John Requa: They wanted to make it because it was an interesting movie, and they have a history of selling interesting movies at Paramount.

NYC MOVIE GURU: Do you consider yourselves as filmmakers who like taking risks?

John Requa: We like to take risks.

Glenn Ficarra: But sometimes they don't pay off.

John Requa: They pay off even when they don't because you have the peace of mind knowing that you tried. It'd be nice at the end of your career to say, "I tried even if I failed." You tried to do something out of your comfort zone or the safe choice. That's always that of interest to us: what's the element of this that's a risk?

NYC MOVIE GURU: What do you think are the basic elements that turn a war comedy into a classic?

Glenn Ficarra: I think war just encompasses every emotion in extremes. The juxtapositions are huge. So, you have all this bandwidth. Even Apocalypse Now, which is not considered a comedy, has plenty of funny shit in it. It's dark and fanciful. It's basically a comedy because war is comedy and life is comedy. It's the absurdity of the human species. It's us at our worse and best and ugliest. hat's the thing about war: you can laugh or you can cry, but there's not a lot of in- between. There's the quote that "War is a long moment of boredom punctuated by moments of extreme terror."

NYC MOVIE GURU: How do you feel about the fact that so many new movies open each weekend, especially in New York City? Do you think that makes it harder for audiences to recognize a classic?

John Requa: It's sad because I think that ultimately just take your shot and make your movie. If you spend too much time thinking about things like that, you'll drive yourself insane.

Glenn Ficarra: Depicting the reality of the situation makes in inherently and classically funny. The attorney general hitting on Kim in Whiskey Tango Foxtrot make sound ridiculous, but it really happened, so we're just servicing the truth to a degree. In Apocalypse Now, Coppola was just trying to replicate the insanity of it all and had to go through the whole journey of filmmaking to reflect that. I don't want to say that I set out to make a classic because that's weird, but you hope that you're going to end up there.

NYC MOVIE GURU: Would something be lost by watching Whiskey Tango Foxtrot on the small screen?

John Requa: We hope that people go to see this movie and bring their friends.

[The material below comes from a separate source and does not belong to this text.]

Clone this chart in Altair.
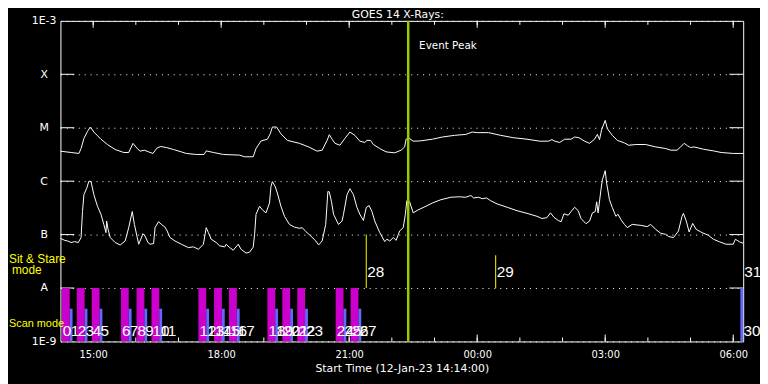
import altair as alt
import pandas as pd

FONT = "DejaVu Sans"
NUM_FONT = "Liberation Sans"

TITLE = "GOES 14 X-Rays:"
X_TITLE = "Start Time (12-Jan-23 14:14:00)"

# ---- GOES 14 light curves: minutes after 14:14 UT, flux in W/m^2 ----
long_t = [0, 15, 26, 29, 33, 38, 42, 47, 57, 66,
          77, 89, 96, 102, 108, 112, 118, 124, 130, 136,
          141, 149, 159, 170, 177, 191, 202, 205, 215, 229,
          252, 259, 271, 275, 282, 291, 295, 298, 304, 310,
          319, 336, 349, 361, 368, 375, 378, 382, 386, 393,
          400, 407, 414, 421, 428, 431, 436, 440, 449, 458,
          470, 479, 484, 486, 490, 496, 505, 523, 537, 554,
          570, 579, 586, 602, 619, 637, 656, 674, 686, 691,
          695, 702, 709, 718, 723, 729, 737, 744, 751, 755,
          758, 761, 766, 769, 776, 783, 793, 799, 809, 823,
          837, 851, 858, 867, 872, 877, 882, 886, 891, 904,
          918, 929, 946, 960]
long_flux = [3.64e-6, 3.44e-6, 3.30e-6, 4.08e-6, 6.3e-6, 8.5e-6, 1.03e-5, 8.3e-6, 6.1e-6, 4.85e-6,
             3.91e-6, 3.44e-6, 3.44e-6, 5.1e-6, 4.08e-6, 3.64e-6, 3.80e-6, 3.53e-6, 3.30e-6, 4.19e-6,
             4.45e-6, 4.26e-6, 3.91e-6, 3.53e-6, 3.30e-6, 3.16e-6, 3.16e-6, 3.69e-6, 3.44e-6, 3.16e-6,
             3.07e-6, 2.86e-6, 2.86e-6, 4.08e-6, 5.65e-6, 6.1e-6, 7.7e-6, 1.03e-5, 1.03e-5, 7.7e-6,
             5.8e-6, 5.1e-6, 4.37e-6, 3.64e-6, 3.80e-6, 5.8e-6, 7.4e-6, 6.1e-6, 5.1e-6, 4.7e-6,
             6.3e-6, 8.3e-6, 7.2e-6, 5.6e-6, 5.3e-6, 5.8e-6, 5.8e-6, 4.85e-6, 4.08e-6, 3.53e-6,
             3.39e-6, 3.80e-6, 4.37e-6, 6.1e-6, 6.4e-6, 5.6e-6, 5.65e-6, 6.1e-6, 6.7e-6, 7.2e-6,
             7.5e-6, 8.3e-6, 8.1e-6, 8.1e-6, 7.2e-6, 6.5e-6, 6.1e-6, 5.6e-6, 5.6e-6, 6.0e-6,
             5.6e-6, 5.3e-6, 6.1e-6, 6.1e-6, 6.7e-6, 6.5e-6, 5.6e-6, 5.1e-6, 6.1e-6, 7.5e-6,
             6.0e-6, 9.2e-6, 1.37e-5, 9.6e-6, 7.2e-6, 5.8e-6, 5.2e-6, 4.7e-6, 4.85e-6, 4.85e-6,
             4.37e-6, 4.08e-6, 3.80e-6, 3.80e-6, 4.37e-6, 5.1e-6, 4.56e-6, 4.26e-6, 4.37e-6, 3.96e-6,
             3.69e-6, 3.44e-6, 3.30e-6, 3.30e-6]

short_t = [0, 6, 10, 15, 20, 25, 29, 31, 33, 37,
           40, 43, 47, 52, 57, 61, 64, 65, 67, 70,
           77, 84, 91, 96, 101, 104, 108, 110, 113, 116,
           119, 123, 126, 131, 133, 138, 142, 147, 150, 154,
           161, 170, 180, 187, 194, 201, 205, 208, 212, 219,
           224, 231, 233, 238, 243, 250, 254, 261, 266, 271,
           273, 275, 280, 284, 289, 294, 296, 298, 302, 305,
           310, 315, 322, 329, 336, 340, 345, 352, 359, 363,
           368, 373, 376, 378, 381, 384, 391, 396, 398, 403,
           407, 412, 417, 421, 426, 430, 434, 438, 442, 449,
           456, 459, 463, 468, 472, 477, 482, 485, 487, 491,
           496, 503, 514, 523, 535, 549, 561, 570, 577, 581,
           588, 593, 599, 605, 614, 628, 642, 656, 670, 677,
           684, 689, 694, 700, 704, 708, 714, 718, 723, 728,
           732, 739, 744, 748, 752, 754, 756, 760, 762, 766,
           768, 772, 776, 781, 784, 788, 793, 797, 804, 816,
           825, 830, 837, 844, 851, 855, 862, 869, 874, 876,
           880, 884, 889, 894, 902, 911, 918, 927, 936, 946,
           949, 955, 960]
short_flux = [8.5e-8, 7.8e-8, 7.6e-8, 7.1e-8, 7.4e-8, 7.1e-8, 8.8e-8, 2.7e-7, 5.6e-7, 7.4e-7,
              1.0e-6, 9.8e-7, 5.6e-7, 3.4e-7, 2.4e-7, 1.55e-7, 1.09e-7, 1.79e-7, 1.25e-7, 8.8e-8,
              7.1e-8, 6.4e-8, 7.6e-8, 1.35e-7, 2.7e-7, 1.55e-7, 8.8e-8, 6.6e-8, 8.2e-8, 1.04e-7,
              9.4e-8, 7.1e-8, 6.6e-8, 6.8e-8, 1.35e-7, 1.74e-7, 1.55e-7, 1.38e-7, 1.17e-7, 8.8e-8,
              7.6e-8, 6.6e-8, 5.7e-8, 5.9e-8, 5.3e-8, 6.6e-8, 1.35e-7, 1.09e-7, 8.2e-8, 7.1e-8,
              6.15e-8, 5.9e-8, 6.6e-8, 5.7e-8, 5.1e-8, 6.6e-8, 5.3e-8, 4.5e-8, 4.7e-8, 5.8e-8,
              1.01e-7, 2.4e-7, 3.4e-7, 2.9e-7, 2.55e-7, 3.9e-7, 7.9e-7, 9.8e-7, 7.9e-7, 6.0e-7,
              3.4e-7, 2.2e-7, 1.55e-7, 1.38e-7, 1.31e-7, 1.35e-7, 1.14e-7, 9.4e-8, 7.6e-8, 6.4e-8,
              7.6e-8, 1.55e-7, 6.4e-7, 6.3e-7, 4.2e-7, 2.4e-7, 1.55e-7, 1.79e-7, 2.4e-7, 5.6e-7,
              7.2e-7, 5.6e-7, 3.2e-7, 2.4e-7, 1.84e-7, 3.2e-7, 3.5e-7, 2.7e-7, 1.79e-7, 1.09e-7,
              7.4e-8, 8.2e-8, 7.6e-8, 8.8e-8, 7.8e-8, 1.17e-7, 1.35e-7, 2.4e-7, 4.3e-7, 4.1e-7,
              2.55e-7, 2.9e-7, 3.4e-7, 3.9e-7, 4.5e-7, 5.0e-7, 5.1e-7, 5.0e-7, 5.4e-7, 4.85e-7,
              5.0e-7, 4.7e-7, 4.85e-7, 4.3e-7, 3.75e-7, 3.25e-7, 2.8e-7, 2.5e-7, 2.2e-7, 2.0e-7,
              2.07e-7, 2.55e-7, 2.1e-7, 1.84e-7, 1.74e-7, 2.45e-7, 2.3e-7, 2.7e-7, 3.25e-7, 2.8e-7,
              2.0e-7, 1.6e-7, 1.79e-7, 2.55e-7, 2.7e-7, 4.1e-7, 2.55e-7, 6.9e-7, 1.06e-6, 1.57e-6,
              9.2e-7, 4.5e-7, 3.2e-7, 2.2e-7, 2.4e-7, 1.92e-7, 1.55e-7, 1.35e-7, 1.55e-7, 1.49e-7,
              1.41e-7, 1.55e-7, 1.25e-7, 1.06e-7, 1.01e-7, 9.2e-8, 8.8e-8, 1.17e-7, 2.2e-7, 2.5e-7,
              1.79e-7, 1.12e-7, 1.62e-7, 1.25e-7, 1.09e-7, 9.7e-8, 8.2e-8, 7.3e-8, 6.6e-8, 6.6e-8,
              8.2e-8, 7.3e-8, 6.9e-8]

# ---- observation timeline (minutes after 14:14) ----
raster_start = [2, 23, 44, 85, 107, 128, 194, 216, 237, 291, 312, 333, 387, 408]
raster_end = [13, 34, 55, 96, 118, 139, 205, 227, 248, 302, 323, 344, 398, 419]
blue_start = [13, 34, 55, 96, 118, 139, 205, 227, 248, 302, 323, 344, 398, 419, 956]
blue_end = [17, 38, 59, 100, 122, 143, 209, 231, 252, 306, 327, 348, 402, 423, 960]
blue_top = [4.1e-9] * 14 + [1e-8]

scan_ids = [str(i) for i in range(28)] + ["30"]
scan_label_t = [2, 13, 23, 34, 44, 55, 85, 96, 107, 118, 128, 139, 194, 205,
                216, 227, 237, 248, 291, 302, 312, 323, 333, 344, 387, 398, 408, 419, 959]

stare_ids = ["28", "29", "31"]
stare_t = [430, 612, 960]
stare_top = [1e-7, 4.1e-8, 1e-8]

event_peak_t = [489]

# flux levels used for annotation rows
LEVEL_FLOOR = 1e-9
LEVEL_A = 1e-8
SCAN_TEXT_LEVEL = 1.24e-9
STARE_TEXT_LEVEL = 1.6e-8
PEAK_TEXT_LEVEL = 3.0e-4

# ---- axes ----
hour_ticks = [46, 106, 166, 226, 286, 346, 406, 466, 526, 586, 646, 706, 766, 826, 886, 946]
major_ticks = [46, 226, 406, 586, 766, 946]
major_labels = ["15:00", "18:00", "21:00", "00:00", "03:00", "06:00"]
decades = [1e-9, 1e-8, 1e-7, 1e-6, 1e-5, 1e-4, 1e-3]
decade_labels = ["1E-9", "A", "B", "C", "M", "X", "1E-3"]

side_labels = ["Sit & Stare", "mode", "Scan mode"]
side_levels = [3.0e-8, 1.84e-8, 1.9e-9]

curve_df = pd.concat([
    pd.DataFrame({"t": long_t, "flux": long_flux, "ch": "long"}),
    pd.DataFrame({"t": short_t, "flux": short_flux, "ch": "short"}),
])
raster_df = pd.DataFrame({"t": raster_start, "e": raster_end,
                          "flux": LEVEL_FLOOR, "top": LEVEL_A})
blue_df = pd.DataFrame({"t": blue_start, "e": blue_end, "flux": LEVEL_FLOOR, "top": blue_top})
scan_df = pd.DataFrame({"t": scan_label_t, "id": scan_ids, "flux": SCAN_TEXT_LEVEL})
stare_df = pd.DataFrame({"t": stare_t, "id": stare_ids, "top": stare_top,
                         "flux": LEVEL_A, "lv": STARE_TEXT_LEVEL})
peak_df = pd.DataFrame({"t": event_peak_t, "txt": ["Event Peak"], "flux": PEAK_TEXT_LEVEL})
hour_df = pd.DataFrame({"t": hour_ticks})
major_df = pd.DataFrame({"t": major_ticks})
dec_df = pd.DataFrame({"flux": decades[1:-1]})
side_df = pd.DataFrame({"txt": side_labels, "flux": side_levels})
title_df = pd.DataFrame({"txt": [TITLE]})

xexpr = ""
for v, lab in zip(major_ticks, major_labels):
    xexpr += f"datum.value == {v} ? '{lab}' : "
xexpr += "''"
yexpr = ""
for v, lab in zip(decades, decade_labels):
    yexpr += f"datum.value < {v * 3} ? '{lab}' : "
yexpr += "''"

xs = alt.Scale(domain=[0, 960], nice=False, zero=False)
ys = alt.Scale(type="log", domain=[1e-9, 1e-3], nice=False)

x_axis = alt.Axis(
    values=major_ticks, labelExpr=xexpr, title=X_TITLE,
    grid=False, domain=False, ticks=False, tickSize=0, labelPadding=8,
    labelFontSize=10, titleFontSize=11, titlePadding=3, labelFlush=False)
y_axis = alt.Axis(
    values=decades, labelExpr=yexpr, title=None, grid=True, gridDash=[1, 5],
    gridColor="white", gridOpacity=1, domain=False, ticks=False, tickSize=0,
    labelPadding=17, labelAlign="center", labelBaseline="middle",
    labelFontSize=11, labelFlush=False)

X = alt.X("t:Q", scale=xs, axis=x_axis)
Y = alt.Y("flux:Q", scale=ys, axis=y_axis)

curves = alt.Chart(curve_df).mark_line(color="white", strokeWidth=1).encode(
    x=X, y=Y, detail="ch:N")

minor_bot = alt.Chart(hour_df).mark_rule(color="white").encode(
    x=X, y=alt.value(324), y2=alt.value(320))
minor_top = alt.Chart(hour_df).mark_rule(color="white").encode(
    x=X, y=alt.value(0), y2=alt.value(4))
major_bot = alt.Chart(major_df).mark_rule(color="white").encode(
    x=X, y=alt.value(324), y2=alt.value(317))
major_top = alt.Chart(major_df).mark_rule(color="white").encode(
    x=X, y=alt.value(0), y2=alt.value(7))
dec_left = alt.Chart(dec_df).mark_rule(color="white").encode(
    y=Y, x=alt.value(0), x2=alt.value(14))
dec_right = alt.Chart(dec_df).mark_rule(color="white").encode(
    y=Y, x=alt.value(676), x2=alt.value(690))

raster = alt.Chart(raster_df).mark_rect(color="#cc00cc").encode(
    x=X, x2="e:Q", y=Y, y2="top:Q")
blue = alt.Chart(blue_df).mark_rect(color="#6666ff").encode(
    x=X, x2="e:Q", y=Y, y2="top:Q")
scan_text = alt.Chart(scan_df).mark_text(
    align="left", baseline="alphabetic", color="white", font=NUM_FONT, fontSize=15.5, dx=1
).encode(x=X, y=Y, text="id:N")

stare_rule = alt.Chart(stare_df).mark_rule(color="#ffff00").encode(
    x=X, y=Y, y2="top:Q")
stare_text = alt.Chart(stare_df).mark_text(
    align="left", baseline="alphabetic", color="white", font=NUM_FONT, fontSize=15.5, dx=1
).encode(x=X, y=alt.Y("lv:Q", scale=ys, axis=y_axis), text="id:N")

peak_rule = alt.Chart(peak_df).mark_rule(color="#99cc00", strokeWidth=2.5).encode(x=X)
peak_text = alt.Chart(peak_df).mark_text(
    align="left", baseline="alphabetic", color="white", font=FONT, fontSize=10.5, dx=11
).encode(x=X, y=Y, text="txt:N")

side_sit = alt.Chart(side_df).transform_filter(alt.datum.txt == "Sit & Stare").mark_text(
    align="left", baseline="alphabetic", color="#ffff00", font=NUM_FONT, fontSize=12
).encode(x=alt.value(-52), y=Y, text="txt:N")
side_mode = alt.Chart(side_df).transform_filter(alt.datum.txt == "mode").mark_text(
    align="left", baseline="alphabetic", color="#ffff00", font=NUM_FONT, fontSize=12
).encode(x=alt.value(-49), y=Y, text="txt:N")
side_scan = alt.Chart(side_df).transform_filter(alt.datum.txt == "Scan mode").mark_text(
    align="left", baseline="alphabetic", color="#ffff00", font=NUM_FONT, fontSize=11
).encode(x=alt.value(-52), y=Y, text="txt:N")

title_text = alt.Chart(title_df).mark_text(
    align="center", baseline="alphabetic", color="white", font=FONT, fontSize=11
).encode(x=alt.value(341), y=alt.value(-3), text="txt:N")

chart = alt.layer(
    curves, minor_bot, minor_top, major_bot, major_top, dec_left, dec_right,
    raster, blue, scan_text, stare_rule, stare_text, peak_rule, peak_text,
    side_sit, side_mode, side_scan, title_text,
).properties(
    width=690, height=324,
    autosize=alt.AutoSizeParams(type="none"),
    padding={"left": 53, "top": 11, "right": 17, "bottom": 41},
    background="black",
).configure_view(stroke="white", strokeWidth=1).configure_axis(
    labelColor="white", titleColor="white", labelFont=FONT, titleFont=FONT,
    titleFontWeight="normal",
)

chart.save("out.html", embed_options={"renderer": "svg", "actions": False})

It will benefit from being seen in the theater because there are parts of Whiskey Tango Foxtrot that are intense. We want people to be shocked by those moments. There's something about the screen and the sound on the big screen. And then there's the comedy. Comedy is always better on the big screen. You let the steam out with a bunch of people, and it's a great feeling. There's an electric experience of seeing it with a crowd.

NYC MOVIE GURU: Would Whiskey Tango Foxtrot work in black-and-white?

John Requa: Yes, I think so because a lot of what we wanted to do is grimy and gritty. We had 5 tons of dust in a flatbed that we blew, and there was 1 bag left when we were done shooting. It wouldn't be brown movie; it'd be a grey movie.

NYC MOVIE GURU: Which actors from the Golden Age of American Cinema would you imagine in Whiskey Tango Foxtrot? Are there any films that would pair well with it in a double feature?

John Requa: I think Tina would be Barbara Stanwyck, right? She's got that quality---Barbara Stanwyck is funny. For Billy Bob Thornton we talked about Warren Oates.



Glenn Ficarra: I would love to pair this with Foreign Correspondent just for the polarity and to illustrate the times and perception and realities of the job.